At the end of the parade, thousands more poured into the streets to walk the route of Jesus.  Rain began, umbrellas came up, and the sea of moving colors captivated me from above.
It took almost 6 hours for these thousands of people to walk almost 5 km under the weight of their burdens.  I almost felt guilty sipping tea from the cafe above.
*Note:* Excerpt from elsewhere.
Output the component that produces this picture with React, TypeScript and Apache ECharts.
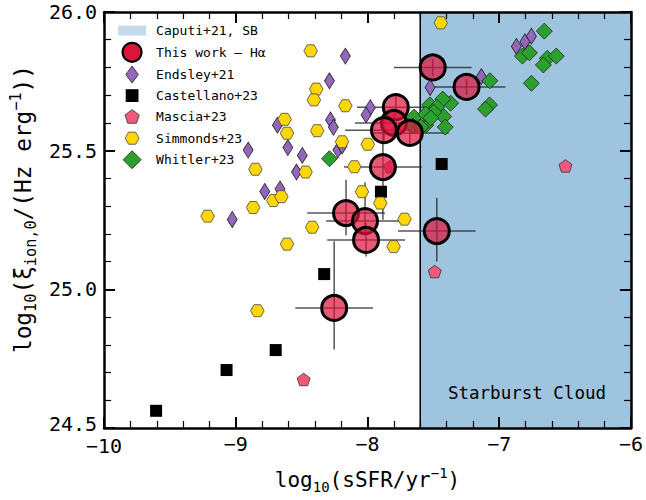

Almost.

Upon returning home from Quito that evening, I rounded the corner of the main square in my town of Tumbaco, only to find the packed church getting ready for their evening mass.  I wish I would have taken a photograph of the altar, it was completely enshrined in the most beautiful wall of greenery and palm fronds.  A wooden Jesus statue was tied to the cross among the fronds.  Curiosity got the best of me, and I found a family friend to sit with, who could interpret the service.  Before long, as the story of the crucifixion was being narrated, men dressed in robes climbed up the scaffolding and very methodically, and symbolically, removed the statue from the cross.  When it was lowered, they placed it into a lit casket and started a procession out into the streets.  A huge puppet-like statue of the Virgin Mary was carried into the procession, as well as other characters in the historical story. 
All of a sudden, I was apart of a beautiful candle-lit procession through the streets of Tumbaco. 
The body of Jesus being carried through the streets with another thousand people joining the procession through the night.
After winding through the streets for probably 45 minutes, we returned to the church to find ALL the greenery gone, and the stark whiteness of light in its place.  By Saturday, the altar had been altered again into a display of beautiful white roses, with more processions in the streets throughout the weekend.

I feel so lucky to have witnessed all the beauty surrounding this important religious holiday.